[Start TASK DATA]

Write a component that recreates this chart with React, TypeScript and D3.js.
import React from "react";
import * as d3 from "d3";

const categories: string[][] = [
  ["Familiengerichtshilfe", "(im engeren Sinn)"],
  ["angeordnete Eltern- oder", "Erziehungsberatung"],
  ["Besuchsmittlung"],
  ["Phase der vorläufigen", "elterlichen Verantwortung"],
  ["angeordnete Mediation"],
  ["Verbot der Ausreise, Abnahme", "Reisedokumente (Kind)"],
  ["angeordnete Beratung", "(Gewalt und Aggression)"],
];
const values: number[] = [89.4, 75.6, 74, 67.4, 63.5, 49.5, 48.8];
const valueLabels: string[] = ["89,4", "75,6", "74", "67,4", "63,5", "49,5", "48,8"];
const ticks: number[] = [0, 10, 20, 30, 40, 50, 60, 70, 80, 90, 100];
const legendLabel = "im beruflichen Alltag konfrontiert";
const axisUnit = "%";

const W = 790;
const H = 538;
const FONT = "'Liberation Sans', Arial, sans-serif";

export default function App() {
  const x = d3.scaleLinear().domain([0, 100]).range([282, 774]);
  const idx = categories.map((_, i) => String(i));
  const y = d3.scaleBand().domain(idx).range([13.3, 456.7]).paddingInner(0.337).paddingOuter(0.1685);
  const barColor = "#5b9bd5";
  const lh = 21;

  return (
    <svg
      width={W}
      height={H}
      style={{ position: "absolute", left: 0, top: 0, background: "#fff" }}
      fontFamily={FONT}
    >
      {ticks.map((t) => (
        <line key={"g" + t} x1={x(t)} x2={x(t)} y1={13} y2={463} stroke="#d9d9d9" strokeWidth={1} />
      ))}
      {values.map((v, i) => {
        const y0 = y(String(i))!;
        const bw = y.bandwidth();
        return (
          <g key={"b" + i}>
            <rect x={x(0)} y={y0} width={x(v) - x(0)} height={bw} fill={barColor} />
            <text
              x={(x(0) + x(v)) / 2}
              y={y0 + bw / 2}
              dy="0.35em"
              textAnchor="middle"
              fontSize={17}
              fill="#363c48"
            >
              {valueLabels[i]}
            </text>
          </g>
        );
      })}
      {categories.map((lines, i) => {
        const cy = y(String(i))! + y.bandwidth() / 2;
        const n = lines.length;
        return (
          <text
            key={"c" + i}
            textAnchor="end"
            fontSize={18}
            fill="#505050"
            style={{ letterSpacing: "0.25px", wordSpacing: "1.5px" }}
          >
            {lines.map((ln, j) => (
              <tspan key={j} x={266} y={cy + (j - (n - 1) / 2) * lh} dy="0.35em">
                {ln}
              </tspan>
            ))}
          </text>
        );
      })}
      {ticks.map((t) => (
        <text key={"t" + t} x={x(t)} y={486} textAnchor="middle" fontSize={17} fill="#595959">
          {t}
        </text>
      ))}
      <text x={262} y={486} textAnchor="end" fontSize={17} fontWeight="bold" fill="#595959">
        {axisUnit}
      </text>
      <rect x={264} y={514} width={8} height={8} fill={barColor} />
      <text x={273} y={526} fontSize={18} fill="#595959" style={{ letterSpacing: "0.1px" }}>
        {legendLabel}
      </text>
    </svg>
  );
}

[End TASK DATA]
[Start TASK DATA]

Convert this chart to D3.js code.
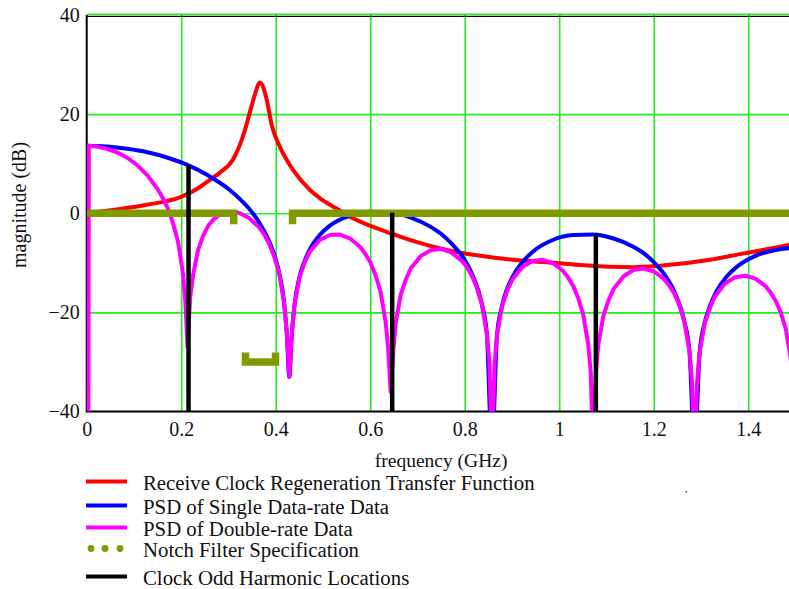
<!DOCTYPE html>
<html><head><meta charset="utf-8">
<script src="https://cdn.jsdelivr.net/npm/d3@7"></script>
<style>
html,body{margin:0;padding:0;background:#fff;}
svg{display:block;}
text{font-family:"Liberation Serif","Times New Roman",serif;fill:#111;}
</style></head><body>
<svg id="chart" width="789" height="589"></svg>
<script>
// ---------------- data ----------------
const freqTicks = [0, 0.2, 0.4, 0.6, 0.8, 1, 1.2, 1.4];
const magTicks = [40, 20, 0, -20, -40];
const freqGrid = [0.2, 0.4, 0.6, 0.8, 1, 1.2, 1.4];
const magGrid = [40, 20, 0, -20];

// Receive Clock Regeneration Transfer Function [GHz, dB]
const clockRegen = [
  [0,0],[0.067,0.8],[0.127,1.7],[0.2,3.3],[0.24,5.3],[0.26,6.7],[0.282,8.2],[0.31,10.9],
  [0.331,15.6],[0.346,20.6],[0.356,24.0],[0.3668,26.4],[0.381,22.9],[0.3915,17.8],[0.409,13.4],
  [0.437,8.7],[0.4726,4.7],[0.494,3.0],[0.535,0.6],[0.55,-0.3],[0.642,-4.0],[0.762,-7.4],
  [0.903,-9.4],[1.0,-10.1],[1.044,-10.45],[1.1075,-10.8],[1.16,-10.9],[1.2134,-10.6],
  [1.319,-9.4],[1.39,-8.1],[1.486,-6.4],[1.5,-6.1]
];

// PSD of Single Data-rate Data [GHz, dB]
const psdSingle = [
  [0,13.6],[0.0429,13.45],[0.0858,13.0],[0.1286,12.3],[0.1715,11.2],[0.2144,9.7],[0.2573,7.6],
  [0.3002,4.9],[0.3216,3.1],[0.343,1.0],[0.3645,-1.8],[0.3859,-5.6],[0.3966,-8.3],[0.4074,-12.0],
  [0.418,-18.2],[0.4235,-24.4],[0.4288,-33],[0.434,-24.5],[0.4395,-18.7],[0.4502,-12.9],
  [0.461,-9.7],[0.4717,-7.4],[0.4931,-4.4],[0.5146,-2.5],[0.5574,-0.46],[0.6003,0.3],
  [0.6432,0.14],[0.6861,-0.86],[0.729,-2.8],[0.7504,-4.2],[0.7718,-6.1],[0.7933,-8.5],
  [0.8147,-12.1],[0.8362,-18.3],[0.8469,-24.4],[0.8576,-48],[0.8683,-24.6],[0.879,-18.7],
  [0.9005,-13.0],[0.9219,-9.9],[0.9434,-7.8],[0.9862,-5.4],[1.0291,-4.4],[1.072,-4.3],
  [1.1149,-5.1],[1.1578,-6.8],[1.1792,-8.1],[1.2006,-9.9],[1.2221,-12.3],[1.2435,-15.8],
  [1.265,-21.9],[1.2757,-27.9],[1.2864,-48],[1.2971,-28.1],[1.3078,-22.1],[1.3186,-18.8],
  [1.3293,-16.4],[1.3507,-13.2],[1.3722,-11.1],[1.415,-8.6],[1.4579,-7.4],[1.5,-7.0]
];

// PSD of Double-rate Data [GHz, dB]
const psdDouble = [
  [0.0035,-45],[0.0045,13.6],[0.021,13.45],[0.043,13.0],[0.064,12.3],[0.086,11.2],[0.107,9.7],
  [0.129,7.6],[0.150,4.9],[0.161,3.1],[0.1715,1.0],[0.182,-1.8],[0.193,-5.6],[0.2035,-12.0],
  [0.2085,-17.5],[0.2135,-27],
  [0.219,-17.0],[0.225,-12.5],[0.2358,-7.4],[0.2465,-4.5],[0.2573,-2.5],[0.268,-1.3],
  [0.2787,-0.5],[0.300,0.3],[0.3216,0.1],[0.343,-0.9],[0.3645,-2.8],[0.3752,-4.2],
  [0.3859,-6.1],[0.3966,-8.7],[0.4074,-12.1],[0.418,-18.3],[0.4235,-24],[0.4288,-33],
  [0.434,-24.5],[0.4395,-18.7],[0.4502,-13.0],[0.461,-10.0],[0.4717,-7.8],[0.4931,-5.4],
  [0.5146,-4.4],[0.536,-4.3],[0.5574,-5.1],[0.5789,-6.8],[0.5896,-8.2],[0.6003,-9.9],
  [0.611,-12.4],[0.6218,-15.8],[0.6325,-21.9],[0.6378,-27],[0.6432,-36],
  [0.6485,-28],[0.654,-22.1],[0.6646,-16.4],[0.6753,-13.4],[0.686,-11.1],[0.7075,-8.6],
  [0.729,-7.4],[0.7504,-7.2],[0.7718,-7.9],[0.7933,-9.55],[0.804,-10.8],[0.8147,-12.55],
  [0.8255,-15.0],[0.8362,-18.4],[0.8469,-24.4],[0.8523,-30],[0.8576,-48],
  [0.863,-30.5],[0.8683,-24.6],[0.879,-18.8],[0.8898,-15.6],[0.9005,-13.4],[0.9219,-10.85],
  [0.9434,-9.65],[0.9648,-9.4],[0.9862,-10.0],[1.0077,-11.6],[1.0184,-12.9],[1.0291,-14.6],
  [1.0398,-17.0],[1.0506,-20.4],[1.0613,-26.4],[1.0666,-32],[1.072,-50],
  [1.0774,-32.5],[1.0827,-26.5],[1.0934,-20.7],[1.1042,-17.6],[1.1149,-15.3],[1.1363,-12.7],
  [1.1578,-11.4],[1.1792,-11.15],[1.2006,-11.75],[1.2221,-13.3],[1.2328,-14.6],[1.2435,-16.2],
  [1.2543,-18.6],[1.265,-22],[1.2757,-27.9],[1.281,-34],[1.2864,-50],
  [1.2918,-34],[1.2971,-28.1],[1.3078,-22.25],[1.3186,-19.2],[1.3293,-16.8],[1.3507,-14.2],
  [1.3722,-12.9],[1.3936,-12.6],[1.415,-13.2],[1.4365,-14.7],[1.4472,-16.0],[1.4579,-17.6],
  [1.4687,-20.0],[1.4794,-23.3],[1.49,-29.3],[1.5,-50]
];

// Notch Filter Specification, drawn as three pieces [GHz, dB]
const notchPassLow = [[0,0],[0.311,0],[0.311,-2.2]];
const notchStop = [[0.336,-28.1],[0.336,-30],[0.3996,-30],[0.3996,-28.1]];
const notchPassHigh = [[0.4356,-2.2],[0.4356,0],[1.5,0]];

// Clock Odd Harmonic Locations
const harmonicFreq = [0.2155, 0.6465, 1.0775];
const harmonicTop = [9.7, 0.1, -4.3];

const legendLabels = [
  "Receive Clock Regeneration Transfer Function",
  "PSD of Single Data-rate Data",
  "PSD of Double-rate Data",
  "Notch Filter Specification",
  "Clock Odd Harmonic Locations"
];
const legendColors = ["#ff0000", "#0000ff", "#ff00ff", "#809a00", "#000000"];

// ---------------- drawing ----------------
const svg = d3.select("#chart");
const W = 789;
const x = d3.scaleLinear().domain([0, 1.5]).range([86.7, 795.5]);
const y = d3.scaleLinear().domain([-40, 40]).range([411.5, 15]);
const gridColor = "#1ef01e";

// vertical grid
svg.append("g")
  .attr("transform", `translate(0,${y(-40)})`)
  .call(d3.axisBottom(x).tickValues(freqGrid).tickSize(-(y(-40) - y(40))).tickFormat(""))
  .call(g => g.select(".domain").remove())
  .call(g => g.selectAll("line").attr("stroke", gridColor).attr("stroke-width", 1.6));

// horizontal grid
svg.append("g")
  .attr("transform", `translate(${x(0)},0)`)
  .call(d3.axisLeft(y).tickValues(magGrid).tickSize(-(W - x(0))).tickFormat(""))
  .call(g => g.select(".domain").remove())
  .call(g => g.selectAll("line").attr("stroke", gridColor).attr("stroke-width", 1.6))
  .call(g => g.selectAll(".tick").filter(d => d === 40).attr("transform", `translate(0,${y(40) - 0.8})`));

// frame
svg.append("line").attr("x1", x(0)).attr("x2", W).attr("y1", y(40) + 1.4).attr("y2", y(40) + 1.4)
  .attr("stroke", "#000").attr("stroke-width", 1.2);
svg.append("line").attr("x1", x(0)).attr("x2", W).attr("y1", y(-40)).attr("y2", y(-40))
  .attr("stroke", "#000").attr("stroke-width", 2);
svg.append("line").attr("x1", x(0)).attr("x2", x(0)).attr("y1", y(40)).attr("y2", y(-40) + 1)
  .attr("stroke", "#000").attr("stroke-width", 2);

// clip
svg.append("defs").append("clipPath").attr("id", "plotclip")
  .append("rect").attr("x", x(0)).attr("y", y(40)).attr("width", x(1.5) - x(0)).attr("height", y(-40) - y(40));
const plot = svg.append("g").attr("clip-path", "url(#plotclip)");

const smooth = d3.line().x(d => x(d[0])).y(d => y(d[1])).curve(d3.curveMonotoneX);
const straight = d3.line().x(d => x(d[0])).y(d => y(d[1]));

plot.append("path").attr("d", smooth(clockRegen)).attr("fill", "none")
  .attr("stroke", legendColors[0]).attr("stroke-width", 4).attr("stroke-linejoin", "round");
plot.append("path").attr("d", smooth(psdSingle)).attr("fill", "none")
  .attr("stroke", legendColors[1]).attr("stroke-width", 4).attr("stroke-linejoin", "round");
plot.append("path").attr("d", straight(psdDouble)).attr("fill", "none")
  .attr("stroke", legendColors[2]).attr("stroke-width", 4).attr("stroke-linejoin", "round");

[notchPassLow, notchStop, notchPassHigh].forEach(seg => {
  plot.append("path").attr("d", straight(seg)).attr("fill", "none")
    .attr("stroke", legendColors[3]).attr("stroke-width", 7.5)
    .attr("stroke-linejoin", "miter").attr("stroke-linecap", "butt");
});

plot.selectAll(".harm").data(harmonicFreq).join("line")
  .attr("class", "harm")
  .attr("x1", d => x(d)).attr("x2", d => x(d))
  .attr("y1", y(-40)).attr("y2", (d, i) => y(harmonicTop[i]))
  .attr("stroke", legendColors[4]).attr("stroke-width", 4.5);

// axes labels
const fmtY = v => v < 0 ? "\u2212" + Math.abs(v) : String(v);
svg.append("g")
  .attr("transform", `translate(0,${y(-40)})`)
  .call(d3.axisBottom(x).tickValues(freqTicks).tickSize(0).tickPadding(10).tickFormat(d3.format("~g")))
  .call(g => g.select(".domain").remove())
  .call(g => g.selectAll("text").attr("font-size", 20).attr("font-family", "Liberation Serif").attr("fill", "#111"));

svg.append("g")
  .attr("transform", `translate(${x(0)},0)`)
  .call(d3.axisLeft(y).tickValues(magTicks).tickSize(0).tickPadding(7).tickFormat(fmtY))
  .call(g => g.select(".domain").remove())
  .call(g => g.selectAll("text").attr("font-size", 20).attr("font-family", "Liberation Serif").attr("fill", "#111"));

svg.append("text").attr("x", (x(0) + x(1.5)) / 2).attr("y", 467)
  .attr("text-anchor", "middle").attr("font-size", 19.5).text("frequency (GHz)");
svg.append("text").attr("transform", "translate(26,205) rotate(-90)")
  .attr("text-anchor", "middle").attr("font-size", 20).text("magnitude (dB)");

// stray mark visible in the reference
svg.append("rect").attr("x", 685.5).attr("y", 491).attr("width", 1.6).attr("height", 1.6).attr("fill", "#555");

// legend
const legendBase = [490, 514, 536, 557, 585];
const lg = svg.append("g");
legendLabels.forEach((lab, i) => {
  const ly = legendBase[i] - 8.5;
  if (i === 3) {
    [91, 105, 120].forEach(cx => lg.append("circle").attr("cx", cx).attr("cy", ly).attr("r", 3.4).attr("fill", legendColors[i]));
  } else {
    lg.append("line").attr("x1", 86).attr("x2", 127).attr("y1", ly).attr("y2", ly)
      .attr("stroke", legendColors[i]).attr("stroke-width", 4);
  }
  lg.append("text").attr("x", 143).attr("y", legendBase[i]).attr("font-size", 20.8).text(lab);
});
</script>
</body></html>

[End TASK DATA]

### WORK INSTRUCTIONS
Give back only the lines from the one holding "Convert this chart to D3.js code." through the one holding "const magGrid = [40, 20, 0, -20];", both kept, exactly as written. Omit the images.

### SOLUTION TO THIS TASK
Convert this chart to D3.js code.
<!DOCTYPE html>
<html><head><meta charset="utf-8">
<script src="https://cdn.jsdelivr.net/npm/d3@7"></script>
<style>
html,body{margin:0;padding:0;background:#fff;}
svg{display:block;}
text{font-family:"Liberation Serif","Times New Roman",serif;fill:#111;}
</style></head><body>
<svg id="chart" width="789" height="589"></svg>
<script>
// ---------------- data ----------------
const freqTicks = [0, 0.2, 0.4, 0.6, 0.8, 1, 1.2, 1.4];
const magTicks = [40, 20, 0, -20, -40];
const freqGrid = [0.2, 0.4, 0.6, 0.8, 1, 1.2, 1.4];
const magGrid = [40, 20, 0, -20];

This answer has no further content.